The EU’s regular summit with Russian leaders opened in the Urals city of Yekaterinburg this week. The EU — and Germany, in particular — wants to sign a new visa-facilitation agreement with Russia, the EU’s third-largest trade partner after the U.S. and China, taking an important step toward eventual visa-free travel in Europe.

The EU’s representatives in Yekaterinburg will be negotiating this visa deal on behalf of the Schengen area, a borderless zone in Europe that includes most, but not all, EU nations, plus a few from outside, such as Switzerland and Norway. This will make visas cheaper and easier for many Russians to acquire.
Ominously, though, it also means the EU may be about to free up travel for the roughly 15,000 Russian bureaucrats who hold biometric “service passports.” These people represent the beating heart of President Vladimir Putin’s state and include officials from the Kremlin, government ministries and the feared security forces, which Russians call “the organs.”
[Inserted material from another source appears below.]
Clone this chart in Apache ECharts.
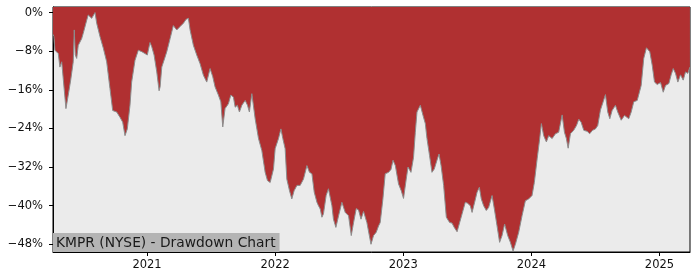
<!DOCTYPE html>
<html><head><meta charset="utf-8">
<script src="https://cdn.jsdelivr.net/npm/echarts@6/dist/echarts.min.js"></script>
<style>html,body{margin:0;padding:0;background:#fff}#c{width:700px;height:280px}</style>
</head><body><div id="c"></div>
<script>
// Time in decimal years
const dates = [
2020.266,2020.273,2020.281,2020.295,2020.307,2020.320,2020.334,2020.346,2020.367,2020.385,
2020.404,2020.424,2020.432,2020.440,2020.451,2020.463,2020.490,2020.502,2020.529,2020.541,
2020.555,2020.568,2020.580,2020.594,2020.607,2020.633,2020.659,2020.685,2020.711,2020.732,
2020.763,2020.789,2020.810,2020.828,2020.846,2020.867,2020.880,2020.906,2020.932,2020.959,
2020.984,2021.002,2021.023,2021.037,2021.055,2021.076,2021.094,2021.102,2021.115,2021.125,
2021.141,2021.154,2021.180,2021.205,2021.232,2021.258,2021.284,2021.305,2021.323,2021.336,
2021.362,2021.388,2021.414,2021.440,2021.466,2021.492,2021.513,2021.531,2021.557,2021.576,
2021.591,2021.609,2021.635,2021.654,2021.674,2021.688,2021.705,2021.721,2021.740,2021.766,
2021.784,2021.799,2021.818,2021.844,2021.870,2021.896,2021.922,2021.940,2021.961,2021.987,
2022.000,2022.026,2022.045,2022.060,2022.078,2022.091,2022.112,2022.130,2022.148,2022.170,
2022.195,2022.221,2022.248,2022.268,2022.287,2022.305,2022.326,2022.338,2022.352,2022.365,
2022.377,2022.398,2022.416,2022.430,2022.443,2022.455,2022.474,2022.495,2022.521,2022.547,
2022.573,2022.594,2022.612,2022.633,2022.651,2022.670,2022.690,2022.716,2022.748,2022.768,
2022.789,2022.807,2022.820,2022.841,2022.859,2022.885,2022.904,2022.920,2022.938,2022.963,
2022.984,2023.002,2023.023,2023.037,2023.060,2023.080,2023.094,2023.107,2023.133,2023.154,
2023.172,2023.185,2023.205,2023.224,2023.242,2023.263,2023.279,2023.295,2023.315,2023.336,
2023.362,2023.380,2023.398,2023.420,2023.440,2023.459,2023.484,2023.502,2023.523,2023.537,
2023.557,2023.576,2023.594,2023.609,2023.627,2023.648,2023.666,2023.680,2023.693,2023.711,
2023.732,2023.752,2023.771,2023.791,2023.815,2023.836,2023.857,2023.875,2023.901,2023.927,
2023.953,2023.979,2024.005,2024.023,2024.045,2024.065,2024.078,2024.096,2024.117,2024.135,
2024.162,2024.188,2024.213,2024.240,2024.258,2024.273,2024.287,2024.305,2024.330,2024.352,
2024.370,2024.388,2024.409,2024.435,2024.455,2024.477,2024.500,2024.518,2024.539,2024.560,
2024.578,2024.596,2024.612,2024.630,2024.656,2024.674,2024.701,2024.727,2024.760,2024.779,
2024.799,2024.826,2024.841,2024.857,2024.877,2024.898,2024.924,2024.943,2024.961,2024.982,
2025.008,2025.029,2025.047,2025.073,2025.091,2025.107,2025.125,2025.143,2025.164,2025.185,
2025.203,2025.221,2025.237
];
// Drawdown in percent
const drawdown = [
-4.5,-5.0,-7.8,-7.4,-8.5,-11.3,-10.2,-13.7,-19.9,-17.1,
-14.0,-10.2,-3.6,-8.8,-9.5,-6.8,-5.4,-4.3,-1.6,-0.5,
-0.2,-1.2,-1.0,0,-2.2,-5.0,-7.4,-10.2,-15.8,-20.3,
-20.6,-21.7,-22.7,-25.5,-24.1,-19.2,-14.4,-9.9,-7.8,-8.1,
-8.5,-8.8,-6.2,-7.1,-8.8,-12.3,-16.2,-15.4,-11.3,-10.9,
-9.2,-8.1,-5.4,-2.7,-3.6,-2.9,-2.2,-1.4,-1.2,-3.6,
-6.8,-8.8,-10.6,-13.0,-14.4,-11.6,-13.3,-15.4,-17.1,-18.5,
-23.7,-19.9,-18.9,-17.1,-17.5,-19.6,-19.2,-20.6,-19.2,-18.2,
-19.2,-20.6,-16.8,-22.0,-26.1,-28.6,-33.1,-34.8,-35.2,-32.4,
-28.2,-26.1,-24.1,-26.1,-28.2,-34.5,-36.9,-38.6,-36.9,-35.8,
-35.8,-34.5,-31.7,-33.1,-33.4,-37.2,-39.3,-40.0,-40.7,-42.4,
-41.7,-37.9,-36.5,-36.7,-40.0,-42.8,-44.5,-42.1,-39.3,-41.4,
-42.1,-46.2,-43.5,-40.6,-40.9,-42.8,-41.2,-43.5,-48.0,-46.2,
-45.5,-44.2,-43.5,-38.6,-33.4,-33.1,-32.5,-30.6,-31.7,-35.5,
-36.9,-38.5,-34.5,-32.0,-33.1,-30.0,-24.8,-20.6,-19.2,-21.3,
-23.0,-26.1,-29.6,-33.1,-32.4,-30.6,-29.3,-31.7,-35.8,-42.4,
-43.5,-43.6,-44.5,-45.4,-43.5,-41.7,-39.3,-39.5,-40.0,-41.4,
-39.3,-37.2,-36.2,-38.6,-40.0,-41.0,-40.4,-40.0,-37.9,-40.7,
-44.2,-47.6,-46.2,-43.8,-46.2,-47.6,-49.4,-48.0,-45.5,-42.1,
-39.0,-38.6,-37.9,-35.2,-30.3,-26.1,-23.0,-25.5,-26.8,-25.5,
-26.1,-25.1,-24.8,-21.2,-24.8,-26.1,-28.1,-25.1,-24.4,-23.4,
-22.1,-22.7,-24.4,-24.6,-25.1,-24.4,-24.1,-23.4,-20.2,-18.5,
-17.0,-20.6,-22.0,-20.3,-19.2,-20.6,-22.3,-21.3,-22.0,-20.6,
-18.5,-18.2,-18.4,-15.1,-9.5,-7.3,-8.1,-10.9,-14.4,-14.9,
-14.5,-16.5,-15.1,-14.7,-12.9,-11.6,-12.6,-14.4,-12.9,-14.0,
-12.3,-12.6,-11.3
];
const yearTicks = [2021, 2022, 2023, 2024, 2025];
const pctTicks = [0, -8, -16, -24, -32, -40, -48];
const chartTitle = 'KMPR (NYSE) - Drawdown Chart';

const chart = echarts.init(document.getElementById('c'), null, {renderer: 'canvas'});
const font = 'DejaVu Sans';
chart.setOption({
  animation: false,
  backgroundColor: '#ffffff',
  grid: {left: 53, right: 10, top: 7, bottom: 28, show: true,
         backgroundColor: '#ebebeb', borderColor: '#000', borderWidth: 1},
  title: {
    text: chartTitle, left: 53, top: 233,
    backgroundColor: '#b4b4b4', padding: [2, 4, 1, 3],
    textStyle: {fontFamily: font, fontSize: 13.8, fontWeight: 'normal', color: '#1a1a1a', lineHeight: 16}
  },
  xAxis: {
    type: 'value', min: 2020.266, max: 2025.238,
    splitLine: {show: false},
    axisLine: {show: true, onZero: false, lineStyle: {color: '#000', width: 1}},
    axisTick: {show: true, length: 4, customValues: yearTicks, lineStyle: {color: '#000'}},
    axisLabel: {customValues: yearTicks, margin: 7, color: '#111', fontFamily: font, fontSize: 11.5,
                formatter: v => String(Math.round(v))}
  },
  yAxis: {
    type: 'value', min: -49.6, max: 1.15,
    splitLine: {show: false},
    axisLine: {show: true, onZero: false, lineStyle: {color: '#000', width: 1}},
    axisTick: {show: true, length: 4, customValues: pctTicks, lineStyle: {color: '#000'}},
    axisLabel: {customValues: pctTicks, margin: 10, color: '#111', fontFamily: font, fontSize: 11.5,
                formatter: v => (Math.round(v) === 0 ? '0%' : '\u2212' + Math.abs(Math.round(v)) + '%')}
  },
  series: [{
    type: 'line', showSymbol: false, symbol: 'none',
    data: dates.map((d, i) => [d, drawdown[i]]),
    lineStyle: {color: '#8c8c8c', width: 1},
    areaStyle: {color: '#b03031', opacity: 1, origin: 'end'}
  }]
});
</script></body></html>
Giving these people visa-free travel would reward them and Putin for their increasingly repressive policies. It would be a mistake.

Emerging Dictatorship

Russia is no longer an emerging democracy but an emerging dictatorship since Putin returned to the Kremlin in 2012 and redefined Russian authoritarianism. The protest movement that arose in response to abuse in the election, which returned Putin to power, has been crushed through arrests, trials, political imprisonment and the potential sentencing of opposition leader Alexey Navalny to a decade behind bars. The space for free speech has been squeezed by a terrifyingly vague new treason law and punitive fines for any protests that the authorities deem illegal.